I took the hose up to the FB (after the wife made me put on my PFD) and filled the bag. Because of the occasional 10 degree rolling, I had to get on my hands and knees. Not pleasant up there and the PFD was a good idea. Kind of wet because the fill is near one end of the bag and when the boat rolled it would squirt back at me. I probably used 30 gallons to fill 20. Going back below, my wife said she hadn't seen a 10 degree in a while. Maximum was now 6 degrees, as it didn't seem to be able to build to a 10 degree roll. And a 6 degree roll was always followed by a 4 degree (a 2 degree drop instead of 1 degree), shutting down any synchronous rolling much faster. 1-3 degree rolls were now the most common.
It felt odd looking out to the side of the boat to make sure I got the most roll out of an oncoming swell, and then watching the inclinometer for the one second that mattered. Also, not quite as scientific as I would like. During a crossing of the Straight, the current changes, the wind speed and direction changes, etc., so not too accurate. Plus, I had moved the water from the starboard tank in the lazarette to the FB. But from a purely subjective point of view, a couple of degrees less, a couple of rolls less, and maybe a fraction of a second less in roll period can make things more comfortable. It doesn't seem to take much. Happy wife, happy life.

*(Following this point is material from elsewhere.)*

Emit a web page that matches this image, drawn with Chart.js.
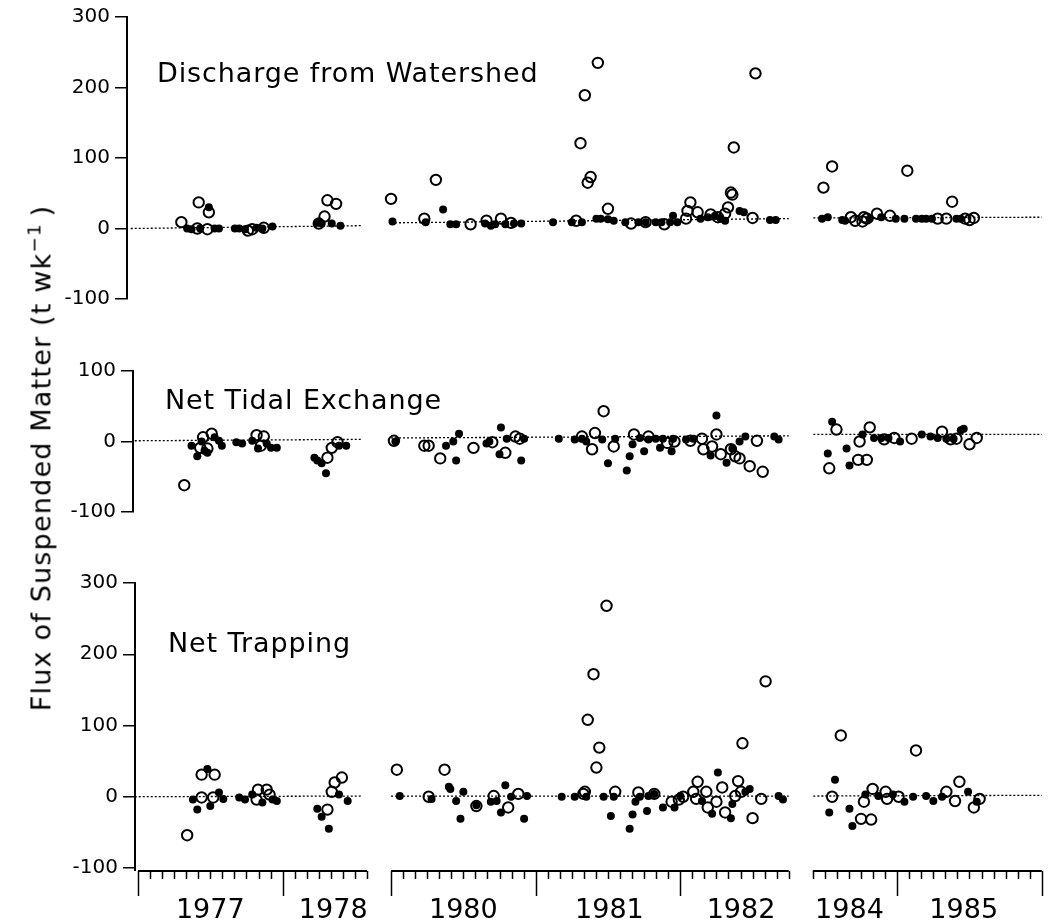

I took some video, but don't think I can post it here. These still shots show the basics. The first picture shows the bag with most of the water out of the picture to the right, even though the boat is starting to take a roll to the left. Just after the roll to the left is complete, the water arrives (about 200#) with a surprising punch, suppressing what would be a snappy return roll and maybe a synchronous building roll. (The stress cracking on the cowling gel coat was already there. It isn't that much of a punch.)